ネテロは少数精鋭で任務を遂行するつもりだったとはいえ、ベストメンバーを連れてこれたのかというとそういうわけではなかったと思われます。十二支んなどもいたはずですが話は通ってなかったみたいですし(チードルはネテロが「自分でキメラアントを狩りたかったから」と考えていたようで、それもそうなのですが、パリストンが情報が回らないように操作していたということもあると思います)。より強力で便利な能力を持つハンターを連れていければネテロが死なずに済んだかというと分かりませんが、よりスムーズに討伐を勧められたと思われます。
ということで
ネテロは途中まで自分一人でキメラアントを殲滅するつもりだったが、護衛軍やメルエムの強さを目の当たりにし諦めた
のだと思います。
もともとキメラアントはその名の通り蟻サイズの生き物です。暗黒大陸からやってきた女王がすでに人間サイズくらいの大きさがあり異常でしたが、ハンターたちの認識としてはキメラアントと聞くと思い浮かべるのは小さな生き物なのです。異常事態ではありましたが、一応キメラアント編って蟻の駆除なんですよね。そこにどれだけの人員を割けるかというとどのみち少数になるのではないかなと思います。ですのでネテロは自分が参加することで早急かつ少ない労力で始末しようと思ったのでしょう。

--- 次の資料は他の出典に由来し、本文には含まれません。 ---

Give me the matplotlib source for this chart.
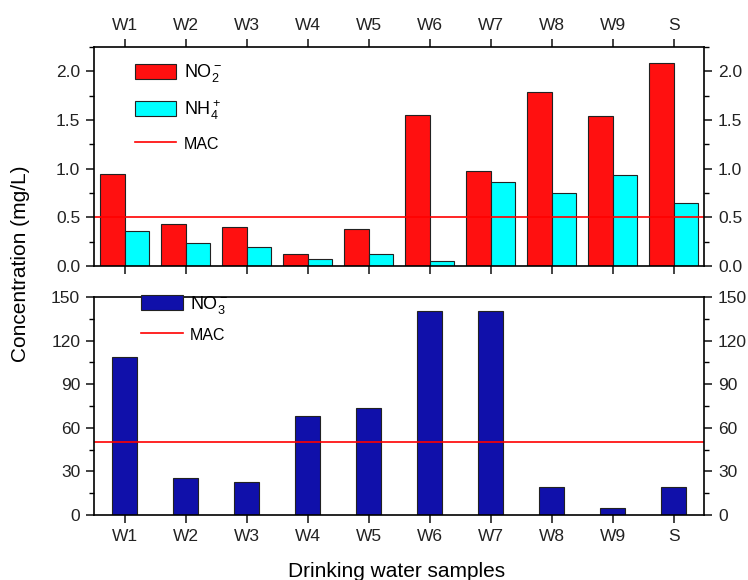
import matplotlib
matplotlib.use("Agg")
import matplotlib.pyplot as plt
import numpy as np
from matplotlib.ticker import MultipleLocator, FormatStrFormatter

plt.rcParams['font.family'] = ['Liberation Sans', 'DejaVu Sans']
plt.rcParams['mathtext.fontset'] = 'custom'
plt.rcParams['mathtext.rm'] = 'Liberation Sans'
plt.rcParams['mathtext.it'] = 'Liberation Sans'

samples = ['W1', 'W2', 'W3', 'W4', 'W5', 'W6', 'W7', 'W8', 'W9', 'S']
no2 = [0.95, 0.43, 0.40, 0.12, 0.38, 1.55, 0.98, 1.79, 1.54, 2.09]
nh4 = [0.36, 0.24, 0.20, 0.075, 0.12, 0.05, 0.86, 0.75, 0.93, 0.645]
no3 = [109, 25.5, 22.7, 68, 73.6, 140, 140, 19, 5, 19.3]
mac_top = 0.5
mac_bottom = 50

RED = '#FF1010'
CYAN = '#00FFFF'
NAVY = '#1010AA'
EDGE = '#222222'

fig = plt.figure(figsize=(7.48, 5.80), dpi=100)
ax1 = fig.add_axes([0.1257, 0.5414, 0.8155, 0.3776])
ax2 = fig.add_axes([0.1257, 0.1121, 0.8155, 0.3759])

x = np.arange(len(samples))
w = 0.4

b1 = ax1.bar(x - w/2, no2, w, color=RED, edgecolor=EDGE, linewidth=0.8, label=r'NO$_2^-$')
b2 = ax1.bar(x + w/2, nh4, w, color=CYAN, edgecolor=EDGE, linewidth=0.8, label=r'NH$_4^+$')
l1 = ax1.axhline(mac_top, color='red', linewidth=1.2, label='MAC')
ax1.set_xlim(-0.5, 9.5)
ax1.set_ylim(0, 2.25)
ax1.yaxis.set_major_locator(MultipleLocator(0.5))
ax1.yaxis.set_minor_locator(MultipleLocator(0.25))
ax1.yaxis.set_major_formatter(FormatStrFormatter('%.1f'))
ax1.set_xticks(x)
ax1.set_xticklabels(samples)
ax1.tick_params(axis='x', top=True, bottom=True, labeltop=True, labelbottom=False)
ax1.tick_params(axis='y', left=True, right=True, labelleft=True, labelright=True)

b3 = ax2.bar(x, no3, w, color=NAVY, edgecolor=EDGE, linewidth=0.8, label=r'NO$_3^-$')
l2 = ax2.axhline(mac_bottom, color='red', linewidth=1.2, label='MAC')
ax2.set_xlim(-0.5, 9.5)
ax2.set_ylim(0, 150)
ax2.yaxis.set_major_locator(MultipleLocator(30))
ax2.yaxis.set_minor_locator(MultipleLocator(15))
ax2.set_xticks(x)
ax2.set_xticklabels(samples)
ax2.tick_params(axis='x', top=False, bottom=True)
ax2.tick_params(axis='y', left=True, right=True, labelleft=True, labelright=True)

for ax in (ax1, ax2):
    for s in ax.spines.values():
        s.set_linewidth(1.2)
    ax.tick_params(which='major', direction='out', length=6, width=1.2, labelsize=12.5,
                   colors='#222222', pad=4)
    ax.tick_params(which='minor', direction='out', length=3.5, width=1.0)
    ax.tick_params(axis='y', which='minor', left=True, right=True)
    ax.tick_params(axis='x', which='minor', bottom=False, top=False)

leg1 = ax1.legend([b1, b2, l1], [r'NO$_2^-$', r'NH$_4^+$', 'MAC'],
                  loc='upper left', bbox_to_anchor=(0.067, 0.93), frameon=False,
                  fontsize=13, handlelength=2.3, handleheight=0.9, labelspacing=0.75,
                  borderpad=0, borderaxespad=0, handletextpad=0.4)
leg1.get_texts()[2].set_fontsize(11.5)
leg2 = ax2.legend([b3, l2], [r'NO$_3^-$', 'MAC'],
                  loc='upper left', bbox_to_anchor=(0.077, 1.015), frameon=False,
                  fontsize=13, handlelength=2.3, handleheight=0.9, labelspacing=0.6,
                  borderpad=0, borderaxespad=0, handletextpad=0.4)
leg2.get_texts()[1].set_fontsize(11.5)

fig.text(0.028, 0.545, 'Concentration (mg/L)', rotation=90, va='center', ha='center', fontsize=15)
fig.text(0.53, 0.015, 'Drinking water samples', ha='center', va='center', fontsize=15)

fig.savefig('out.png', dpi=100)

さすがにネテロといえど護衛軍を相手にした上でさらにメルエムと戦うというのは無理でしたね。他のハンターたちの協力が必要ですが、正直人と仕事をするのは難しいです。自分一人でできたらすごく楽なのですが、自分だけでできることには限界があります。ですから容量オーバーにならないためにも同僚や部下に仕事を振らなければならない・・・でもそうすると伝達不足によるミスが増えたり、認識の違いによって作業が遅れたりなどさらにややこしい事態になりかねません。ネテロも、「部下がキメラアントに食べられてより脅威が増すくらいならきついかもしれないけど自分が前線で戦って全て倒しちゃったほうがいい」と考えていた部分もあったと思います。漫画の中でも「人と仕事をする」というのは大変みたいですね。
当時のネテロの心情を考えると、部下を抱えて仕事をしている方はとても共感できるような気がします。ただ戦いだけでなく、そう言った細かい部分でのキャラクターの心理描写も読み取れるのがキメラアント編の面白さでもあります。